I want to be notified of system clock updates. I am trying to do a scientific app that responds in real time. Sleep() and thing like that only let me specify a time delay starting from the execution of that statemen. Localtime() and string returning times from the c header only give me the specific time when was executed. If I use it this time is too late, it had elapsed too many nanoseconds.
Read the time(7) man pages to understand how to use the system calls gettimeofday(2), setitimer(2), clock_gettime(2), timer_create(2) etc... and library functions (strftime, localtime, ...) related to time.
If you want to code an application recieving timer events, learn about timers and e.g. SIGALRM signal. Read first signal(7)
But you really should read e.g. Advanced Unix Programming and Advanced Linux Programming and understand what are syscalls
You might want to use poll(2) for polling or for waiting.
The most basic approach that's also portable and compatible with most other tasks is select. It sleeps until a certain amount of time elapses or a file becomes ready for I/O, which gives you a way to update the task list before the next task occurs. If you don't need interruption capability, you can just use sleep (or usleep).
I have a thread running on a Linux system which i need to execute in as accurate intervals as possbile. E.g. execute once every ms.
Currently this is done by creating a timer with
timerfd_create(CLOCK_MONOTONIC, 0)
, and then passing the desired sleep time in a struct with
timerfd_settime (fd, 0, &itval, NULL);
A blocking read call is performed on this timer which halts thread execution and reports lost wakeup calls.
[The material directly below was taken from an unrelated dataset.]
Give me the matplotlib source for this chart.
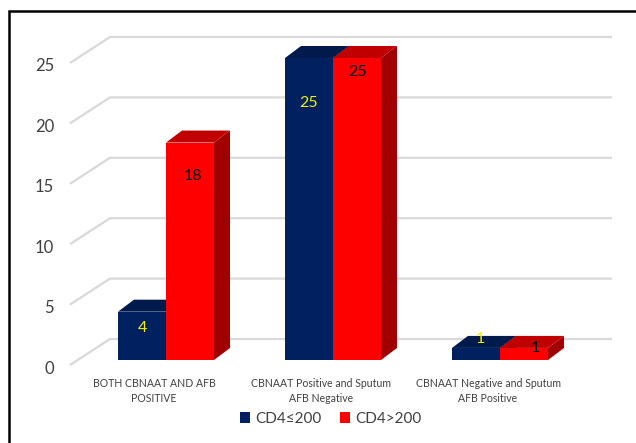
import matplotlib
matplotlib.use("Agg")
import matplotlib.pyplot as plt
from matplotlib.patches import Polygon, Rectangle, Patch
from matplotlib.lines import Line2D

plt.rcParams['font.family'] = ['Lato', 'DejaVu Sans']

# ---- data ----
categories = ["BOTH CBNAAT AND AFB\nPOSITIVE",
              "CBNAAT Positive and Sputum\nAFB Negative",
              "CBNAAT Negative and Sputum\nAFB Positive"]
series_names = ["CD4\u2264200", "CD4>200"]
cd4_low = [4, 25, 1]
cd4_high = [18, 25, 1]
y_ticks = [0, 5, 10, 15, 20, 25]

# ---- styling ----
front_colors = ["#002060", "#FF0000"]
top_colors = ["#001a4c", "#C00000"]
side_colors = ["#00153d", "#A00000"]
label_colors = ["#F2F200", "#000000"]
grid_color = "#D9D9D9"
text_color = "#404040"

W, H, DPI = 636, 443, 100
fig = plt.figure(figsize=(W / DPI, H / DPI), dpi=DPI)
ax = fig.add_axes([0, 0, 1, 1])
ax.set_axis_off()

# pixel geometry of the projection
px_per_cat = 167.0
px_per_unit = 12.08
origin_px = (166.0, 360.0)   # front face base of first group
ax.set_xlim(-origin_px[0] / px_per_cat, (W - origin_px[0]) / px_per_cat)
ax.set_ylim(-(H - origin_px[1]) / px_per_unit, origin_px[1] / px_per_unit)


def dx(px):
    return px / px_per_cat


def dy(px):
    return px / px_per_unit


bar_w = dx(48)
depth = (dx(16), dy(12))           # bar depth offset
wall_front_x = dx(70 - 166)
wall_front_dy = -dy(5)
wall_depth = (dx(40), dy(26))
wall_right = dx(612 - 166)

# walls: side-wall diagonals and back-wall horizontals
for v in y_ticks:
    y0 = v + wall_front_dy
    xs = [wall_front_x, wall_front_x + wall_depth[0], wall_right]
    ys = [y0, y0 + wall_depth[1], y0 + wall_depth[1]]
    ax.plot(xs, ys, color=grid_color, lw=1.6, zorder=1, solid_capstyle='butt')
    ax.text(dx(54 - 166), y0 - dy(3.5), str(v), ha='right', va='center',
            fontsize=12, color=text_color)


def draw_bar(x_left, h, k):
    x_right = x_left + bar_w
    ddx, ddy = depth
    front = Rectangle((x_left, 0), bar_w, h, facecolor=front_colors[k],
                      edgecolor='none', zorder=3)
    top = Polygon([(x_left, h), (x_right, h), (x_right + ddx, h + ddy),
                   (x_left + ddx, h + ddy)], closed=True,
                  facecolor=top_colors[k], edgecolor='none', zorder=3)
    side = Polygon([(x_right, 0), (x_right + ddx, ddy),
                    (x_right + ddx, h + ddy), (x_right, h)], closed=True,
                   facecolor=side_colors[k], edgecolor='none', zorder=3)
    for p in (side, top, front):
        ax.add_patch(p)


# data-label offsets (value units / pixels) for readability
label_dy = [[-1.35, -3.73, 0.74], [-2.77, -1.16, 0.0]]
label_dx_px = [[0, 0, 4], [3, 1, 11]]

for i in range(len(categories)):
    for k, vals in enumerate([cd4_low, cd4_high]):
        x_left = i - bar_w + k * bar_w
        draw_bar(x_left, vals[i], k)
    for k, vals in enumerate([cd4_low, cd4_high]):
        x_left = i - bar_w + k * bar_w
        ax.text(x_left + bar_w / 2 + dx(label_dx_px[k][i]),
                vals[i] + label_dy[k][i], str(vals[i]),
                ha='center', va='center', fontsize=11.5,
                color=label_colors[k], zorder=5)
    ax.text(i - dx(12), -dy(18), categories[i], ha='center', va='top',
            fontsize=7.6, color=text_color, linespacing=1.5)

handles = [Patch(facecolor=front_colors[k], edgecolor='none')
           for k in range(2)]
fig.legend(handles, series_names, loc='center',
           bbox_to_anchor=(331 / W, 1 - 419 / H), ncol=2, frameon=False,
           fontsize=11, handlelength=0.65, handleheight=0.75,
           handletextpad=0.35, columnspacing=1.2,
           labelcolor=text_color)

# outer frame (left and top edges)
fig.add_artist(Line2D([8.5 / W, 8.5 / W, 1.0],
                      [0.0, 1 - 11 / H, 1 - 11 / H],
                      transform=fig.transFigure, color='black', lw=1.8,
                      solid_joinstyle='miter'))

fig.savefig("out.png", dpi=DPI)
The problem is that at higher frequencies, the system starts loosing deadlines, even though CPU usage is below 10%. I think this is due to the scheduler not waking the thread often enough to check the blocking call. Is there a command i can use to tell the scheduler to wake the thread at certain intervals as far as it is possble?
Busy-waiting is a bad option since the system handles many other tasks.
Thank you.
You need to get RT linux*, and then increase the RT priority of the process that you want to wake up at regular intervals.
Other then that, I do not see problems in your code, and if your process is not getting blocked, it should work fine.
(*) RT linux - an os with some real time scheduling patches applied.
One way to reduce scheduler latency is to run your process using the realtime scheduler such as SCHED_FIFO. See sched_setscheduler .
This will generally improve latency a lot, but still theres little guarantee, to further reduce latency spikes, you'll need to move to the realtime brance of linux, or a realtime OS such as VxWorks, RTEMS or QNX.
You won't be able to do what you want unless you run it on an actual "Real Time OS".
If this is only Linux for x86 system I would choose HPET timer. I think all modern PCs has this hardware timer build in and it is very, very accurate. I allow you to define callback that will be called every millisecond and in this callback you can do your calculations (if they are simple) or just trigger other thread work using some synchronization object (conditional variable for example)
Here is some example how to use this timer http://blog.fpmurphy.com/2009/07/linux-hpet-support.html
Along with other advice such as setting the scheduling class to SCHED_FIFO, you will need to use a Linux kernel compiled with a high enough tick rate that it can meet your deadline.
For example, a kernel compiled with CONFIG_HZ of 100 or 250 Hz (timer interrupts per second) can never respond to timer events faster than that.
You must also set your timer to be just a little bit faster than you actually need, because timers are allowed to go beyond their requested time but never expire early, this will give you better results. If you need 1 ms, then I'd recommend asking for 999 us instead.